• **Stated task**
Using the data below, copy every line that contains the word "with".

-- START Available data --

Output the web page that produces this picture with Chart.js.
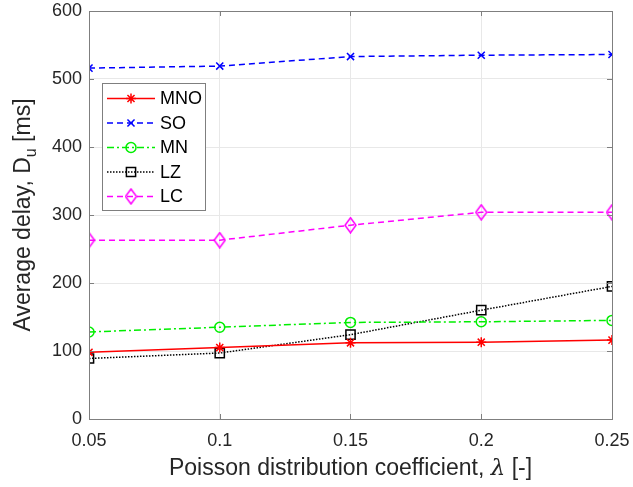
<!DOCTYPE html>
<html>
<head>
<meta charset="utf-8">
<script src="https://cdn.jsdelivr.net/npm/chart.js@4.4.1/dist/chart.umd.min.js"></script>
<style>
  html, body { margin: 0; padding: 0; background: #fff; }
  #wrap { width: 633px; height: 487px; }
</style>
</head>
<body>
<div id="wrap"><canvas id="myChart" width="633" height="487"></canvas></div>
<script>
// lambda values along the x axis
const lambdas = [0.05, 0.1, 0.15, 0.2, 0.25];
const xTicks = [0.05, 0.1, 0.15, 0.2, 0.25];
const yTicks = [0, 100, 200, 300, 400, 500, 600];

// average delay per scheme [ms]
const names = ["MNO", "SO", "MN", "LZ", "LC"];
const mno = [98, 105, 112, 113, 116];
const so = [516, 519, 533, 535, 536];
const mn = [128, 135, 142, 143, 145];
const lz = [89, 97, 124, 160, 195];
const lc = [263, 263, 285, 304, 304];

const textColor = "#262626";
const axisColor = "#7f7f7f";
const fontName = "'Liberation Sans', Arial, sans-serif";
const titleSize = 23;

// tall diamond marker like matlab's 'd'
function makeDiamond(color) {
    const c = document.createElement("canvas");
    c.width = 13;
    c.height = 17;
    const g = c.getContext("2d");
    g.strokeStyle = color;
    g.lineWidth = 1.5;
    g.beginPath();
    g.moveTo(6.5, 1);
    g.lineTo(12, 8.5);
    g.lineTo(6.5, 16);
    g.lineTo(1, 8.5);
    g.closePath();
    g.stroke();
    return c;
}

function pts(values) {
    return lambdas.map((x, i) => ({ x: x, y: values[i] }));
}

const datasets = [
    { label: names[0], data: pts(mno), borderColor: "#ff0000", borderDash: [],
      pointStyle: "star", pointRadius: 5 },
    { label: names[1], data: pts(so), borderColor: "#0000ff", borderDash: [6, 4],
      pointStyle: "crossRot", pointRadius: 5 },
    { label: names[2], data: pts(mn), borderColor: "#00ee00", borderDash: [7, 3, 2, 3],
      pointStyle: "circle", pointRadius: 5 },
    { label: names[3], data: pts(lz), borderColor: "#000000", borderDash: [1.5, 1.5],
      pointStyle: "rect", pointRadius: 6.5 },
    { label: names[4], data: pts(lc), borderColor: "#ff00ff", borderDash: [6, 4],
      pointStyle: makeDiamond("#ff00ff"), pointRadius: 6 },
];
datasets.forEach((d) => {
    d.borderWidth = 1.5;
    d.pointBorderColor = d.borderColor;
    d.pointBackgroundColor = "rgba(0,0,0,0)";
    d.pointBorderWidth = 1.5;
    d.fill = false;
    d.tension = 0;
});

// box, inner ticks, legend and axis titles
const matlabLook = {
    id: "matlabLook",
    afterDraw(chart) {
        const ctx = chart.ctx;
        const a = chart.chartArea;
        const xs = chart.scales.x;
        const ys = chart.scales.y;
        ctx.save();

        // axes box
        ctx.strokeStyle = axisColor;
        ctx.lineWidth = 1;
        ctx.setLineDash([]);
        ctx.strokeRect(Math.round(a.left) + 0.5, Math.round(a.top) + 0.5,
            Math.round(a.right - a.left), Math.round(a.bottom - a.top));

        // ticks pointing inward on all four sides
        ctx.beginPath();
        xTicks.forEach((v) => {
            const px = Math.round(xs.getPixelForValue(v)) + 0.5;
            ctx.moveTo(px, a.bottom); ctx.lineTo(px, a.bottom - 5);
            ctx.moveTo(px, a.top); ctx.lineTo(px, a.top + 5);
        });
        yTicks.forEach((v) => {
            const py = Math.round(ys.getPixelForValue(v)) + 0.5;
            ctx.moveTo(a.left, py); ctx.lineTo(a.left + 5, py);
            ctx.moveTo(a.right, py); ctx.lineTo(a.right - 5, py);
        });
        ctx.stroke();

        // legend
        const lx = 102.5, ly = 83.5, lw = 103, lh = 127;
        ctx.fillStyle = "#fff";
        ctx.fillRect(lx, ly, lw, lh);
        ctx.strokeStyle = axisColor;
        ctx.strokeRect(lx, ly, lw, lh);
        ctx.font = "18px " + fontName;
        ctx.textBaseline = "middle";
        chart.data.datasets.forEach((d, i) => {
            const y = 98.5 + i * 24.5;
            ctx.strokeStyle = d.borderColor;
            ctx.lineWidth = d.borderWidth;
            ctx.setLineDash(d.borderDash);
            ctx.beginPath();
            ctx.moveTo(107, y);
            ctx.lineTo(155, y);
            ctx.stroke();
            ctx.setLineDash([]);
            ctx.fillStyle = "rgba(0,0,0,0)";
            Chart.helpers.drawPoint(ctx, {
                pointStyle: d.pointStyle, radius: d.pointRadius,
                borderWidth: d.pointBorderWidth, rotation: 0
            }, 131, y);
            ctx.fillStyle = "#000";
            ctx.fillText(d.label, 160, y + 1);
        });

        // x axis title with italic lambda
        ctx.fillStyle = textColor;
        ctx.textBaseline = "alphabetic";
        const cx = (a.left + a.right) / 2;
        const p1 = "Poisson distribution coefficient, ";
        const p2 = "\u03bb";
        const p3 = " [-]";
        const plain = titleSize + "px " + fontName;
        const greek = "italic " + titleSize + "px 'DejaVu Serif', serif";
        ctx.font = plain;
        const w1 = ctx.measureText(p1).width;
        const w3 = ctx.measureText(p3).width;
        ctx.font = greek;
        const w2 = ctx.measureText(p2).width;
        let x0 = cx - (w1 + w2 + w3) / 2;
        ctx.font = plain;
        ctx.fillText(p1, x0, 475);
        ctx.font = greek;
        ctx.fillText(p2, x0 + w1, 475);
        ctx.font = plain;
        ctx.fillText(p3, x0 + w1 + w2, 475);

        // y axis title with subscript u
        ctx.translate(30, (a.top + a.bottom) / 2);
        ctx.rotate(-Math.PI / 2);
        const q1 = "Average delay, D";
        const q2 = "u";
        const q3 = " [ms]";
        const small = "16px " + fontName;
        ctx.font = plain;
        const v1 = ctx.measureText(q1).width;
        const v3 = ctx.measureText(q3).width;
        ctx.font = small;
        const v2 = ctx.measureText(q2).width;
        x0 = -(v1 + v2 + v3) / 2;
        ctx.font = plain;
        ctx.fillText(q1, x0, 0);
        ctx.font = small;
        ctx.fillText(q2, x0 + v1, 6);
        ctx.font = plain;
        ctx.fillText(q3, x0 + v1 + v2, 0);

        ctx.restore();
    },
};

const ctx = document.getElementById("myChart").getContext("2d");
const my_chart = new Chart(ctx, {
    type: "line",
    data: { datasets: datasets },
    options: {
        responsive: false,
        animation: false,
        devicePixelRatio: 1,
        layout: { padding: { left: 0, right: 21, top: 11, bottom: 0 } },
        plugins: {
            legend: { display: false },
            tooltip: { enabled: false },
        },
        scales: {
            x: {
                type: "linear",
                min: 0.05,
                max: 0.25,
                afterBuildTicks: (s) => { s.ticks = xTicks.map((v) => ({ value: v })); },
                afterFit: (s) => { s.height = 68; s.paddingLeft = 0; s.paddingRight = 0; },
                grid: { color: "#e8e8e8", drawTicks: false },
                border: { display: false },
                ticks: {
                    padding: 11,
                    color: textColor,
                    font: { family: fontName, size: 18 },
                    maxRotation: 0,
                    callback: (v) => String(+v.toFixed(2)),
                },
            },
            y: {
                min: 0,
                max: 600,
                afterBuildTicks: (s) => { s.ticks = yTicks.map((v) => ({ value: v })); },
                afterFit: (s) => { s.width = 89; s.paddingTop = 0; s.paddingBottom = 0; },
                grid: { color: "#e8e8e8", drawTicks: false },
                border: { display: false },
                ticks: {
                    padding: 7,
                    color: textColor,
                    font: { family: fontName, size: 18 },
                },
            },
        },
    },
    plugins: [matlabLook],
});
</script>
</body>
</html>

-- END Available data --

• **Problem solution**
Output the web page that produces this picture with Chart.js.
        // x axis title with italic lambda
        // y axis title with subscript u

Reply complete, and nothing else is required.